The imprisonment of reporter Judith Miller was an unprecedented setback for press freedom in the Unite States and a milestone in the long legal battle to protect the privacy of journalistic sources. Two measures ensuring such protection at federal level are awaiting consideration by Congress.

New York Times reporter Judith Miller was jailed on 6 July 2005 for refusing to reveal her sources in a case involving the Bush administration. After more than three months she agreed to reveal them. This latest episode in the fierce legal battle over privacy of sources was a serious setback for press freedom in the country where two Washington Post journalists forced President Richard Nixon out of office 31 years earlier. Miller's imprisonment was unprecedented but another journalist, Jim Taricani, was released from four months house arrest on 9 April for refusing to reveal sources and during which he was also banned from giving interviews or using the Internet.

Miller and Time magazine reporter Matthew Cooper were each sentenced by a federal appeals court to 18 months in prison for "contempt of court" because of their refusal to reveal their sources to a grand jury investigating the case of Valerie Plame, who had been illegally named as a CIA agent in the media in 2003. Federal Judge Thomas F. Hogan gave the pair one week on 29 June to disclose their sources.
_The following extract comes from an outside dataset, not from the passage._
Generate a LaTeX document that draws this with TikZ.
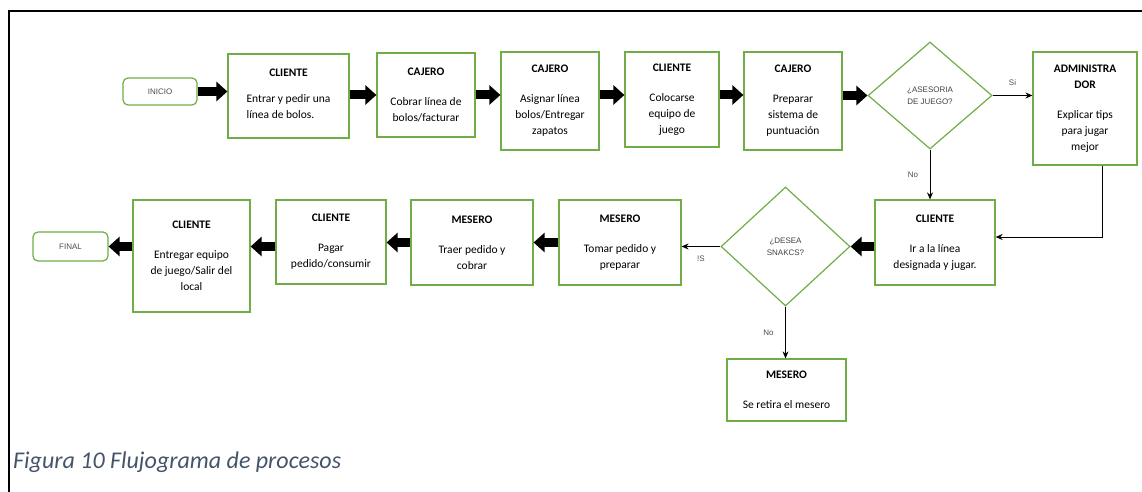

Time and Cooper immediately agreed and handed over notes and tapes, but the New York Times refused and Miller spent three and a half months in prison until she changed her mind. Yet she had not actually written a word in the paper about the Plame case.

The case illustrated the confusion in the United States over privacy of sources. Miller won a similar case before a New York court on 24 February. So far, 31 US states have recognised the right to privacy of sources, but federal authorities do not. Two bills were introduced in Congress in early February to protect sources but are still to be debated. Meanwhile, the District of Columbia federal appeals court on 3 November upheld a $500 a day fine on four journalists as long as they refused to reveal their sources in another leak case also involving the federal government.